- Court: House of Lords
- Full case name: Alan Miller and Melissa Miller
- Decided: 24 May 2006
- Citation: [2006] UKHL 24
- Cases cited: White v White [2001] 1 A.C. 596, SRJ v DWJ (Financial Provision) [1999] 2 FLR 176, R v R [1992] 1 AC 599, Foster v Foster [2003] EWCA Civ 565; [2003] 2 FLR 299, Leslie v Leslie [1911] P 203, Cornick v Cornick (No 3) [2001] 2 FLR 1240, Minton v Minton [1979] AC 593
- Legislation cited: Matrimonial Causes Act 1973, Family Law (Scotland) Act 1985, Matrimonial Causes Act 1866, Matrimonial and Family Proceedings Act 1984, Family Law Act 1996, Divorce (Scotland) Act 1976, Divorce Jurisdiction, Court Fees and Legal Aid (Scotland) Act 1983, Welfare Reform and Pensions Act 1999, Family Law (Scotland) Act 2006, Matrimonial Proceedings and Property Act 1970, Pensions Act 1995

Case history
- Subsequent action: None

Court membership
- Judges sitting: Lord Nicholls of Birkenhead, Lord Hoffman, Lord Hope of Craigshead, Baroness Hale of Richmond, and Lord Mance

Keywords
- Divorce; Financial provision; Matrimonial property

= Miller v Miller =

Miller v Miller 2006 (House of Lords) is a divorce (property settlement) case between Alan Miller and Melissa Miller. He is an asset manager in the City of London who had a fortune of some £30m (per The Times - which says 17.5m in property plus 18.5 in shares). Melissa was entitled to £5 million of her former husband's assets after just two years and nine months of marriage, no children, the Law Lords ruled.
Five Law Lords agreed that the benchmark for division should be equal shares - save in certain circumstances - no matter how short the marriage. They said that to achieve fairness at the end of a marriage, the courts should look to three main considerations: financial needs, compensation, and equal sharing.

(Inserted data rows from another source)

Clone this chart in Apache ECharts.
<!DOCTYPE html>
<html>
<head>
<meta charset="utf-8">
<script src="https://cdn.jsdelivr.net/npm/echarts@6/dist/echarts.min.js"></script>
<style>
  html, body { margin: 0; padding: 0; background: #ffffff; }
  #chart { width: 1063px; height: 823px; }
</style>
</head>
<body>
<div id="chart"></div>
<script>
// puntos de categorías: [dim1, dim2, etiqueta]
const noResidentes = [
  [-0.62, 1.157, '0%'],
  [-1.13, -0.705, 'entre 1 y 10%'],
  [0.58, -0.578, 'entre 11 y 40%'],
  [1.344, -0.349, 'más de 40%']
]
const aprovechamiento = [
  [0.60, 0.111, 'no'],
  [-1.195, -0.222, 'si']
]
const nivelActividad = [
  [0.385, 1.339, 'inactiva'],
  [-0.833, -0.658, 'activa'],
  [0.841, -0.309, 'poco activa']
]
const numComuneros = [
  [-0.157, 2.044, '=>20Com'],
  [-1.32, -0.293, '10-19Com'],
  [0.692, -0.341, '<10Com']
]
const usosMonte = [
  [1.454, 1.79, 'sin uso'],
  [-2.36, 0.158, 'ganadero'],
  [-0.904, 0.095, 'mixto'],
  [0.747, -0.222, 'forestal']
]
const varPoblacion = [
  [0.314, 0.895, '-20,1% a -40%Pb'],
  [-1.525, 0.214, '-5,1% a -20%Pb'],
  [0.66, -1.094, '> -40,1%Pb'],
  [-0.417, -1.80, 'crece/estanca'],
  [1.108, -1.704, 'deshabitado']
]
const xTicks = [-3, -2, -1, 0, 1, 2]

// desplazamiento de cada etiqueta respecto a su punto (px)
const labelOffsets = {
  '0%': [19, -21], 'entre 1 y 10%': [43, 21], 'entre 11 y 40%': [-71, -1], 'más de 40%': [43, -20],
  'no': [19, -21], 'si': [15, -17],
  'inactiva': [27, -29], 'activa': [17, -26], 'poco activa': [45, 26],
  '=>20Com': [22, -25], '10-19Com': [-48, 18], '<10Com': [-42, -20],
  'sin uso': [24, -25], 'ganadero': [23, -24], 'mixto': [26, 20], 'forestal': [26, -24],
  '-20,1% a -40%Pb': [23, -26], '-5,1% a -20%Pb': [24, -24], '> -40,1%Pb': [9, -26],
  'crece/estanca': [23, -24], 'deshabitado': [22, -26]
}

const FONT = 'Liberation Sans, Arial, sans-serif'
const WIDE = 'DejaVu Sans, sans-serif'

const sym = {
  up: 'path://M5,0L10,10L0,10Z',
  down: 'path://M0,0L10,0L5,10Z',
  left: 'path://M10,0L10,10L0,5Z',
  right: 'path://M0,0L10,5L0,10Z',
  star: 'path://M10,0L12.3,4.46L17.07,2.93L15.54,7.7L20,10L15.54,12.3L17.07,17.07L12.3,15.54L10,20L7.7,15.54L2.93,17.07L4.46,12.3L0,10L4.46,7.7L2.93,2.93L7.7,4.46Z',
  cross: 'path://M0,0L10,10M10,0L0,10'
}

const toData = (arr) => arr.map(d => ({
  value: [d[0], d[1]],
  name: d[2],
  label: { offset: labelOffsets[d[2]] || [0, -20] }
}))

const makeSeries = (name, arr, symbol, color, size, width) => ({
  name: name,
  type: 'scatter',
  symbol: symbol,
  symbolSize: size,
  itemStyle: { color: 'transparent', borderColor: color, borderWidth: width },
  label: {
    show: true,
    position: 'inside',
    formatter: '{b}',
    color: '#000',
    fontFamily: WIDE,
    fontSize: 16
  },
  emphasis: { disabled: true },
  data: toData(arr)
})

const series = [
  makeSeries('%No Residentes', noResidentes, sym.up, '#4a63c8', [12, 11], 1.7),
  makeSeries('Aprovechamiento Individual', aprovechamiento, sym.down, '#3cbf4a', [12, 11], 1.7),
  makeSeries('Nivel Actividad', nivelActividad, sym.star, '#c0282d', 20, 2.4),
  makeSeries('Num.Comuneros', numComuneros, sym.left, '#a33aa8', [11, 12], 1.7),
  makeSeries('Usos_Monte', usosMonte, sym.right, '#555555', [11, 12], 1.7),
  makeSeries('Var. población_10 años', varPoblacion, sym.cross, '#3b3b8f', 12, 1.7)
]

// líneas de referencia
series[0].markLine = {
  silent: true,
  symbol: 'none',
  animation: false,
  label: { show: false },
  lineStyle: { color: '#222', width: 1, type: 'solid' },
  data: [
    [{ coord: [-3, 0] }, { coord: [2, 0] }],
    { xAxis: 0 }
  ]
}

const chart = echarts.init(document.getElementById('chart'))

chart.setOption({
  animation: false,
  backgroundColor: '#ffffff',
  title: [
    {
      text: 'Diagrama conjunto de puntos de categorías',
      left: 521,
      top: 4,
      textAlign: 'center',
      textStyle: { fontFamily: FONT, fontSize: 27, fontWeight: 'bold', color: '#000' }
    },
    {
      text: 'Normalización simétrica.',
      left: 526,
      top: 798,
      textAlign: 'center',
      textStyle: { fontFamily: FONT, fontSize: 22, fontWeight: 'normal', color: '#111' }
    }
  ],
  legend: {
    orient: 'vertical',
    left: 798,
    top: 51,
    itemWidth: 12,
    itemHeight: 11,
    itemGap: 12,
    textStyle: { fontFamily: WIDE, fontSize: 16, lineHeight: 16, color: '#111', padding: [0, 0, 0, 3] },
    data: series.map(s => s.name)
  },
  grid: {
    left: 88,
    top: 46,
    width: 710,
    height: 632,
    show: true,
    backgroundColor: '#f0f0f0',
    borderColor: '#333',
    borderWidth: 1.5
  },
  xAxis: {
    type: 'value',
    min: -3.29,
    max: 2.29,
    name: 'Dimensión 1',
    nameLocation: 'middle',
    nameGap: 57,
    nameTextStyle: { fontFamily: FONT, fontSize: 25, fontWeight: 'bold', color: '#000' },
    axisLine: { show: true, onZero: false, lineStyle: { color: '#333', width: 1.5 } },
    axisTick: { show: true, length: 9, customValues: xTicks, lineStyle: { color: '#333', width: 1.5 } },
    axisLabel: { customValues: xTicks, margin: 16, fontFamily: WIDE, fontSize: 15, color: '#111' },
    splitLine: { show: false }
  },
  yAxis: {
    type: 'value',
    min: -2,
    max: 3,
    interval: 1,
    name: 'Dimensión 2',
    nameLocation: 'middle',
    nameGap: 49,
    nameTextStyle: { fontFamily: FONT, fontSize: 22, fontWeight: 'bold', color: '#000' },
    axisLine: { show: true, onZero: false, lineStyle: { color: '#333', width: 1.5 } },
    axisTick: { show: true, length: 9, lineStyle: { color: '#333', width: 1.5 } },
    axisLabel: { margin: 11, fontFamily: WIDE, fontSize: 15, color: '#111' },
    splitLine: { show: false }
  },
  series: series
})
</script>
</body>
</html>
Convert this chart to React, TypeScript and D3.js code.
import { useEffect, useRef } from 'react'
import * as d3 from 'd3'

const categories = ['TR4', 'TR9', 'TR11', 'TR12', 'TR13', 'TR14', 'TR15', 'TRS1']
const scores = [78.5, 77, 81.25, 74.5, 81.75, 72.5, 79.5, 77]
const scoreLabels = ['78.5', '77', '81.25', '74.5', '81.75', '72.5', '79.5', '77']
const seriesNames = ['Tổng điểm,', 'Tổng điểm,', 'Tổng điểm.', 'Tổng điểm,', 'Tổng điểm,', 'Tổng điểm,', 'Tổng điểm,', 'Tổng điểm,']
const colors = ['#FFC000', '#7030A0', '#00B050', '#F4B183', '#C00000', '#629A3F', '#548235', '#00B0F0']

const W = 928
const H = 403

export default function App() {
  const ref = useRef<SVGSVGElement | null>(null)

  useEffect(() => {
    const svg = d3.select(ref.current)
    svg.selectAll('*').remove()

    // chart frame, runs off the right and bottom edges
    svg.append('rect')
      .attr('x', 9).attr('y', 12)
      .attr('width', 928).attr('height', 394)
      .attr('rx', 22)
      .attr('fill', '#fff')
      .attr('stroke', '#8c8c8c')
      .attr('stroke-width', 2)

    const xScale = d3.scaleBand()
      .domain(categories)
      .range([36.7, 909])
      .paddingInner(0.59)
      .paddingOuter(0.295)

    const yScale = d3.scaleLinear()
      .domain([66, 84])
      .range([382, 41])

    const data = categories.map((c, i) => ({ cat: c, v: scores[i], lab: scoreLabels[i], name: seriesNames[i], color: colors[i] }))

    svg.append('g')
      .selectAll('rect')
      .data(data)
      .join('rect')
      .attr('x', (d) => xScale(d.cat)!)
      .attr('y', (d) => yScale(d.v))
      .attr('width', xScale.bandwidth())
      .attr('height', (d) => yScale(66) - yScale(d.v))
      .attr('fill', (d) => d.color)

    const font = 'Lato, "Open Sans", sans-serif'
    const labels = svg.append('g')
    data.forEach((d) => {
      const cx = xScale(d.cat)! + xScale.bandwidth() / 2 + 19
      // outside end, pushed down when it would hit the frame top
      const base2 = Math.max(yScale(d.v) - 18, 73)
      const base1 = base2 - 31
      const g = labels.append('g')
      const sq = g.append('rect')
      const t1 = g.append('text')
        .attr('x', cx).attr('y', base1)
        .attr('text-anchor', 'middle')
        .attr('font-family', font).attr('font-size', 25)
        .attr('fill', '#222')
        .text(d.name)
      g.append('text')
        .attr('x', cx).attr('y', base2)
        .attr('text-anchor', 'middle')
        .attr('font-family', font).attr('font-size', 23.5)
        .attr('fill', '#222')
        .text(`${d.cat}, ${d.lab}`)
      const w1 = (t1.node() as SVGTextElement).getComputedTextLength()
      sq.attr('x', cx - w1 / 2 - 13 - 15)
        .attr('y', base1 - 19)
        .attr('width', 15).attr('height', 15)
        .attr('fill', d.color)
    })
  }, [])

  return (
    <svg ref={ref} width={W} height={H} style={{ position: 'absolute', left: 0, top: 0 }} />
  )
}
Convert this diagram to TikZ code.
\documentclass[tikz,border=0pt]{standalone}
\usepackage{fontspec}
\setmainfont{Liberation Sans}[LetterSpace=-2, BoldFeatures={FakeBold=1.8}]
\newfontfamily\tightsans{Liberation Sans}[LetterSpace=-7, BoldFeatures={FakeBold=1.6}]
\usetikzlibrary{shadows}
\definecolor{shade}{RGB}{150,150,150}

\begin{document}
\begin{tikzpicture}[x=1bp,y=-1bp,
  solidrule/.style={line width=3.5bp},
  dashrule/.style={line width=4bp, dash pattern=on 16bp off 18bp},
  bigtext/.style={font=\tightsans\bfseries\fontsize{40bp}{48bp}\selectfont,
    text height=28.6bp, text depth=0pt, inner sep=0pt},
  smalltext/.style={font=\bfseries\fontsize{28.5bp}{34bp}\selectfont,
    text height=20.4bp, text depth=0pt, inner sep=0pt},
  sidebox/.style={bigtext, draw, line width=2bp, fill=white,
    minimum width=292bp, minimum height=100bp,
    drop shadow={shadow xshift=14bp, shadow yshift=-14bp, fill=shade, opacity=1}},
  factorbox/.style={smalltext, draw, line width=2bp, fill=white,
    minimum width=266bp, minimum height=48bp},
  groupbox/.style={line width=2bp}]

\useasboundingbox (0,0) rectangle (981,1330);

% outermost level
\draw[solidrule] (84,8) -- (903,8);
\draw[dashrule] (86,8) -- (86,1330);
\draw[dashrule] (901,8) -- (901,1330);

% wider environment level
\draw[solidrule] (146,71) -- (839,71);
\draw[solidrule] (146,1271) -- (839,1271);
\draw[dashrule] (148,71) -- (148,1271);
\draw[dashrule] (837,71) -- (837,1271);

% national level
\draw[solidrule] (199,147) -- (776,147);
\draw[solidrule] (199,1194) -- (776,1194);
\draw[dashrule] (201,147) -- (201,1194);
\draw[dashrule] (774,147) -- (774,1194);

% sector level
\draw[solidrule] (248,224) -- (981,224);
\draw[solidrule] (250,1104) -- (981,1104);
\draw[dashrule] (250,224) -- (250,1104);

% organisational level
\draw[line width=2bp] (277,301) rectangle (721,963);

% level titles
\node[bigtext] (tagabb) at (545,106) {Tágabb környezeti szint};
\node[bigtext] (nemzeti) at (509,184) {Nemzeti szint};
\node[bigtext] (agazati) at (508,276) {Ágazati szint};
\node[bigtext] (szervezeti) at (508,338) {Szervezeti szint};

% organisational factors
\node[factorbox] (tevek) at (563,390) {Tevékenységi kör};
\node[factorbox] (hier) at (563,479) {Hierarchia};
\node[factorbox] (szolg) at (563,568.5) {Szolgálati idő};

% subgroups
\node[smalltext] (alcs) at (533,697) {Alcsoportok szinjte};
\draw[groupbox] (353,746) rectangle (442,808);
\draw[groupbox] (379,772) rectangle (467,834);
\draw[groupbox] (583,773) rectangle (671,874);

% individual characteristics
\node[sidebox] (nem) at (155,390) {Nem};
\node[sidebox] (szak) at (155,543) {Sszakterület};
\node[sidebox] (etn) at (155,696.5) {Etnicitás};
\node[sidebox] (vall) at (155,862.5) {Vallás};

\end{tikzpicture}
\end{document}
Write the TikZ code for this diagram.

McFarlane v McFarlane [2006] was a conjoined appeal. This case similarly dealt with a high earning husband, but it concerned a long term marriage. At issue was the wife's periodic payments as compensation for the disparity in earning capacity that existed at the end of the marriage. The wife was awarded 250,000 p.a. for 5 years and potentially for life. There were children in that case.